Q7: Under Proposition 19, if you inherit your parent's family home and move into it and establish it as your principal residence, must you live continually in the home to receive the parent-child exclusion? What happens if you move somewhere else?
A7: At least one eligible transferee must continually live in the property as his or her family home for the property to maintain the exclusion. If the property is no longer your family home, it will receive a new taxable value. The new taxable value will be the fair market value of the home on the date you inherited it, adjusted each year for the inflation factor, which is published by the BOE annually.
Q8: Does Proposition 19 apply to a transfer of a rental home?
A8: No, Proposition 19 limited the parent-child exclusion to a transfer of a family home that is the principal residence of the transferor and becomes the principal residence of the transferee.
Q9: Will I lose the parent-child exclusion if the value of the family home is greater than $1 million dollars?
A9: The value limited under Proposition 19 is the sum of the factored base year value plus $1 million. If the market value exceeds this limit, partial relief is available. The amount exceeding the excluded amount will be added to the factored base year value.
For example, a family home has a factored base year value (FBYV) of $300,000 and a fair market value of $1,500,000. The excluded amount under Proposition 19 is $300,000 + $1,000,000 = $1,300,000. The difference, $1,500,000 - $1,300,000 = $200,000. Thus, the adjusted base year value is $500,000 (FBYV $300,000 + difference of $200,000).
Q10: If a parent died prior to the February 16, 2021 operative date and the Assessor does not become aware of the death until a year later and reassesses the property as of the date of death, are the parent-child exclusion provisions applied under Proposition 58 or Proposition 19?
A10: The date of death is the date of change of ownership. The law in effect as of the date of death will apply. Proposition 19 is clear that Proposition 58 applies to transfers that occur on or before February 15, 2021, and Proposition 19 applies to transfers that occur on or after February 16, 2021.
Q11: How is a property held in a trust affected by Proposition 19?

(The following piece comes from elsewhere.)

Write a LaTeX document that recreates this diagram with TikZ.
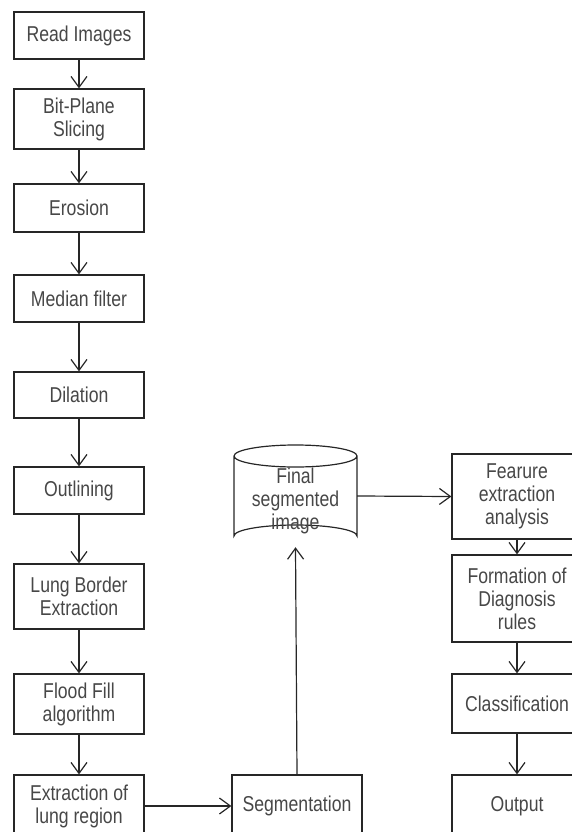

A11: The administration of a trust is governed by the trust instrument itself. For properties held in trusts, the Revenue and Taxation Code provides that a change in ownership occurs when any interests in real property vest in persons other than the trustor or the trustor's spouse or registered domestic partner when a revocable trust becomes irrevocable. This typically occurs upon the death of the trustor. Thus, the date of death is considered to be the date of change in ownership. Proposition 19 is clear that Proposition 58 applies to transfers that occur on or before February 15, 2021, and Proposition 19 applies to transfers that occur on or after February 16, 2021.
Proposition 19 will apply to any transfer of California real property after February 15, 2021, whether by a lifetime gift or a transfer at death. It will apply to any irrevocable trust (such a Qualified Personal Residence Trust or a trust created for your benefit by a predeceased spouse) that owns California real property and that will pass to your children from that trust in the future. If it is important to you to keep a current low assessed value and low property taxes for your children when you transfer real property to them, you should consider whether you want to transfer a property now to take advantage of the current parent-child exclusion. Any current transfer would involve many factors besides property taxes, and you should consult your estate planning attorney promptly to discuss what options might be available to you.